El sacerdote católico Omar França denunció esta semana apaleos a personas en situación de calle, Fiscalía inició una investigación y el ministro del Interior, Luis Alberto Heber, acotó que si bien no hay aún indicios de que exista un grupo organizado para realizar estos delitos, “puede existir”. En todo caso, no es la primera vez en los últimos años que ocurren abusos semejantes, aunque el sistema judicial nunca ha llegado a identificar agresores.
Se puede tratar de hechos independientes entre sí, de una sola organización criminal o de algo a mitad de camino entre ambas cosas, pero en cualquier caso es importante reconocer y afrontar que este tipo de ataques expresa lo que se suele llamar “fascismo cotidiano”, presente en nuestra sociedad como en muchas otras.
Detrás de estas conductas está la construcción ideológica de un “otro” al que se le niegan derechos humanos y al que se considera merecedor de ataques violentos. Se trata de una violencia reaccionaria, de fuertes contra débiles, propia de quienes rechazan la visibilidad de sectores sociales desposeídos, se sienten amenazados y quieren restaurar a palos un presunto orden o “estilo de vida” perdido, en el que esas personas no estén o, por lo menos, no se crucen con la “gente de bien”. Son actos políticos que niegan la política como mediación de la convivencia.
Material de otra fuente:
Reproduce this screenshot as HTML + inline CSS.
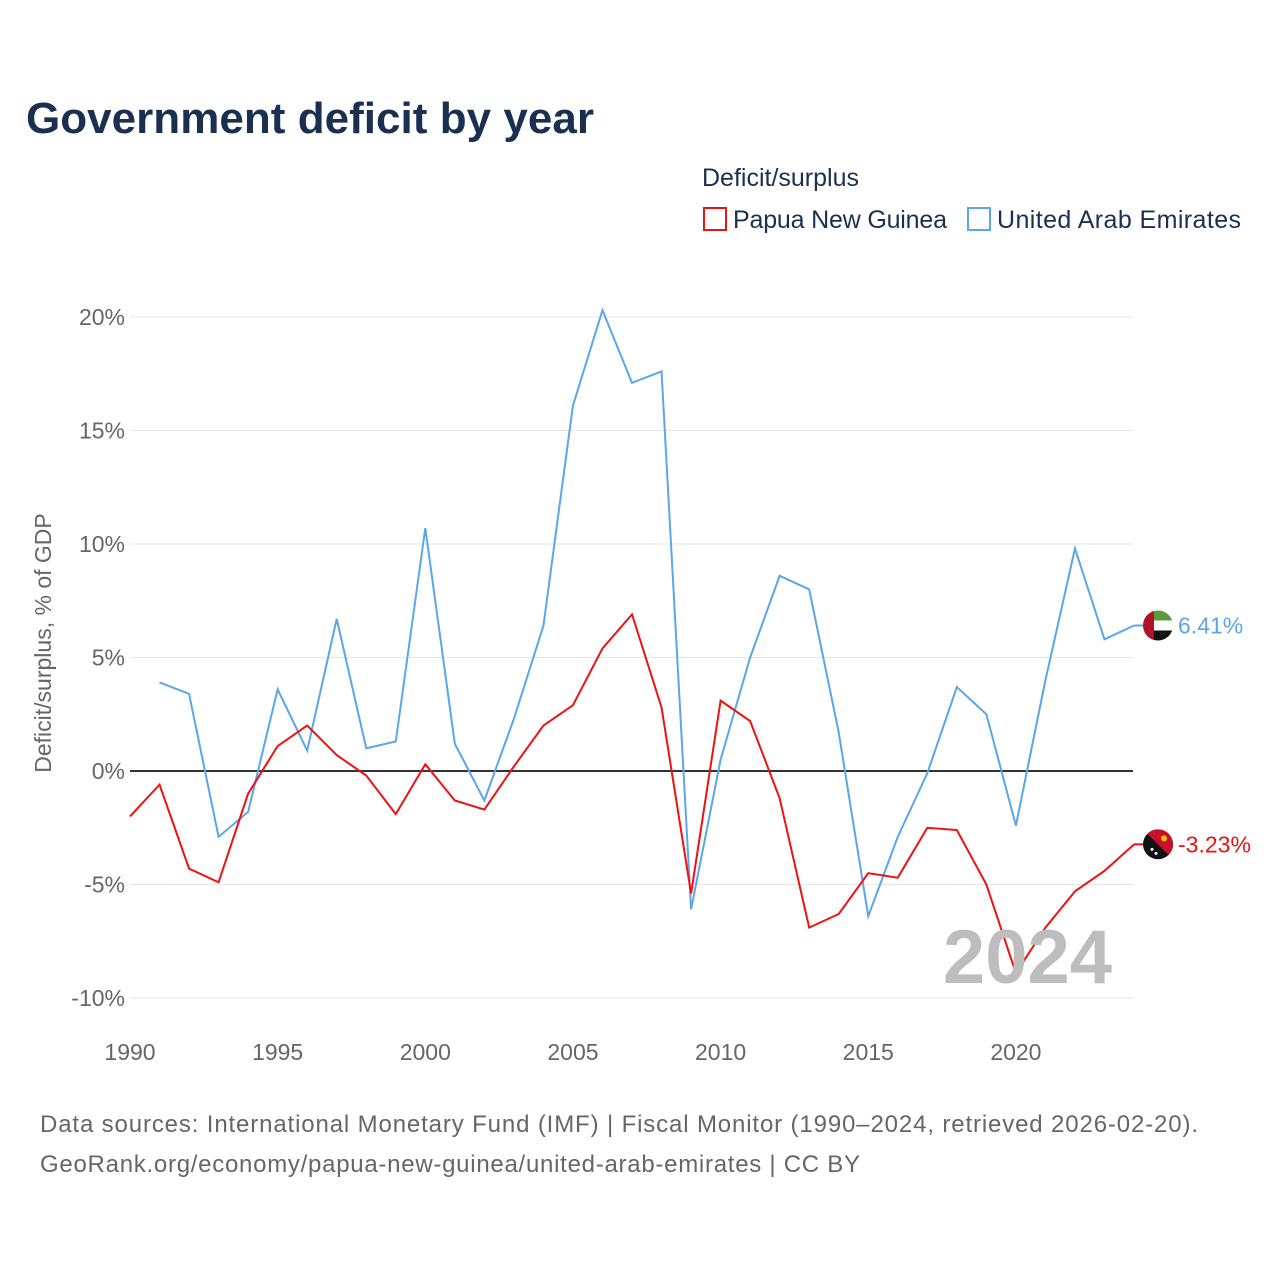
<!DOCTYPE html>
<html><head><meta charset="utf-8"><style>
body{margin:0;background:#fff;font-family:"Liberation Sans",sans-serif;}
#wrap{position:relative;width:1280px;height:1280px;overflow:hidden}
</style></head><body><div id="wrap">
<svg id="chart" width="1280" height="1280" style="position:absolute;left:0;top:0">
<defs>
<clipPath id="cu"><circle cx="1158" cy="624" r="15"/></clipPath>
<clipPath id="cp"><circle cx="1158" cy="844" r="15"/></clipPath>
</defs>
<text x="26" y="133" font-size="44" font-weight="bold" fill="#1a3050" textLength="568">Government deficit by year</text>
<text x="702" y="186" font-size="25" fill="#1a3050">Deficit/surplus</text>
<g><rect x="704" y="208" width="22" height="22" fill="none" stroke="#ee1111" stroke-width="2"/><text x="733" y="228" font-size="25" fill="#1a3050" textLength="214">Papua New Guinea</text></g>
<g><rect x="968" y="208" width="22" height="22" fill="none" stroke="#5aa6e8" stroke-width="2"/><text x="997" y="228" font-size="25" fill="#1a3050" textLength="244">United Arab Emirates</text></g>
<text transform="translate(51,643) rotate(-90)" text-anchor="middle" font-size="23" fill="#666">Deficit/surplus, % of GDP</text>
<g id="grid"></g><g id="lines"></g>
<text x="1112" y="983" text-anchor="end" font-size="76" font-weight="bold" fill="#bdbdbd">2024</text>
<text x="40" y="1132" font-size="24" fill="#666" textLength="1158">Data sources: International Monetary Fund (IMF) | Fiscal Monitor (1990–2024, retrieved 2026-02-20).</text>
<text x="40" y="1172" font-size="24" fill="#666" textLength="820">GeoRank.org/economy/papua-new-guinea/united-arab-emirates | CC BY</text>
</svg>
<script>
const years=[];for(let y=1990;y<=2024;y++)years.push(y);
const png=[-2.0,-0.6,-4.3,-4.9,-1.0,1.1,2.0,0.7,-0.2,-1.9,0.3,-1.3,-1.7,0.2,2.0,2.9,5.4,6.9,2.8,-5.4,3.1,2.2,-1.2,-6.9,-6.3,-4.5,-4.7,-2.5,-2.6,-5.0,-8.9,-6.9,-5.3,-4.4,-3.23];
const uae=[null,3.9,3.4,-2.9,-1.8,3.6,0.9,6.7,1.0,1.3,10.7,1.2,-1.3,2.3,6.4,16.1,20.3,17.1,17.6,-6.1,0.5,5.0,8.6,8.0,1.7,-6.4,-2.9,-0.1,3.7,2.5,-2.4,4.0,9.8,5.8,6.41];
const yTicks=[20,15,10,5,0,-5,-10];
const xTicks=[1990,1995,2000,2005,2010,2015,2020];
const X=y=>130+(y-1990)*29.53, Y=v=>771-v*22.7;
const NS='http://www.w3.org/2000/svg';
const g=document.getElementById('grid'),L=document.getElementById('lines');
function mk(t,a,p){const e=document.createElementNS(NS,t);for(const k in a)e.setAttribute(k,a[k]);p.appendChild(e);return e;}
yTicks.forEach(v=>{const l=mk('line',{x1:130,x2:1133,y1:Y(v),y2:Y(v),stroke:v===0?'#333':'#e6e6e6','stroke-width':v===0?2:1},g);


const t=mk('text',{x:125,y:Y(v)+8,'text-anchor':'end','font-size':23,fill:'#666'},g);t.textContent=v+'%';

});
xTicks.forEach(v=>{const t=mk('text',{x:X(v),y:1060,'text-anchor':'middle','font-size':23,fill:'#666'},g);t.textContent=v;

});
function line(d,c,n){const pts=[];d.forEach((v,i)=>{if(v!==null)pts.push(X(years[i])+','+Y(v));});
const p=mk('polyline',{points:pts.join(' '),fill:'none',stroke:c,'stroke-width':2},L);

}
line(uae,'#5aa6e8','uae-line');line(png,'#ee1111','png-line');
function end(d,c,n,isUae){const v=d[d.length-1],x=X(2024),y=Y(v);
mk('line',{x1:x,x2:x+12,y1:y,y2:y,stroke:c,'stroke-width':2},L);
const fg=mk('g',{transform:'translate(0,'+(y-(isUae?624:844))+')'},L);


const gi=mk('g',{'clip-path':isUae?'url(#cu)':'url(#cp)'},fg);
const cy=isUae?624:844;
if(isUae){mk('rect',{x:1143,y:cy-15,width:30,height:30,fill:'#fff'},gi);
mk('rect',{x:1143,y:cy-15,width:30,height:10,fill:'#5a9a3a'},gi);
mk('rect',{x:1143,y:cy+5,width:30,height:10,fill:'#111'},gi);
mk('rect',{x:1143,y:cy-15,width:11,height:30,fill:'#b0122a'},gi);}
else{mk('rect',{x:1143,y:cy-15,width:30,height:30,fill:'#111'},gi);
mk('polygon',{points:(1143)+','+(cy-15)+' 1173,'+(cy-15)+' 1173,'+(cy+15),fill:'#c8102e'},gi);
mk('circle',{cx:1164,cy:cy-6,r:3,fill:'#f6c700'},gi);
mk('circle',{cx:1152,cy:cy+5,r:1.5,fill:'#fff'},gi);
mk('circle',{cx:1156,cy:cy+9,r:1.5,fill:'#fff'},gi);}
const t=mk('text',{x:x+44,y:y+8,'font-size':23,fill:c},L);t.textContent=v.toFixed(2)+'%';

}
end(uae,'#5aa6e8','uae',true);end(png,'#ee1111','png',false);
</script></div></body></html>
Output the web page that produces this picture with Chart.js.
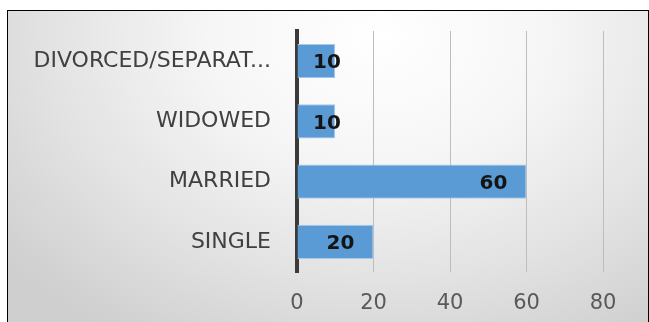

Sin ánimo de establecer relaciones simples de causa y efecto, es una violencia que se manifiesta mucho con palabras, a menudo en redes sociales y con la protección del anonimato, pero que también gana terreno mediante personas que hablan a cara descubierta, “en confianza” o en lugares públicos.
A veces el fascismo cotidiano asoma en grupos de Whatsapp vecinales, formados por personas que tratan de protegerse contra delitos, vigilan y se alertan sobre la presencia de “gente rara”. A veces aparece encarnado en dirigentes políticos. Es cierto que del dicho al hecho hay un gran trecho, pero la naturalización de este tipo de discurso aumenta la probabilidad de que se pase al acto.
Quienes asumen que los agresores hacen “justicia por mano propia” recorren una parte de ese gran trecho. Nada tiene que ver la justicia con maltratar en patota a personas indefensas. Cuando Heber asoció, hablando de la denuncia de França, la situación de calle y las adicciones que es preciso “atacar” en la “lucha contra el narcotráfico”, cometió una torpeza retórica que facilita el avance por el mismo trecho.
Es muy relevante que la investigación avance y tenga, esta vez, resultados. Como sucede con otros crímenes, la impunidad es una grave violación de derechos (no sólo de los de las víctimas, sino también de los del resto de la sociedad) y además aumenta el riesgo de que los hechos se repitan.
Pero mientras la Fiscalía procede, con el auxilio de investigadores policiales, hay otras indagaciones necesarias, en la reflexión individual y colectiva. La existencia de una “brigada antipasta” habrá que probarla, pero los ataques han existido sin duda y el envenenamiento de la convivencia que los favorece es algo que podemos y debemos evitar como sociedad.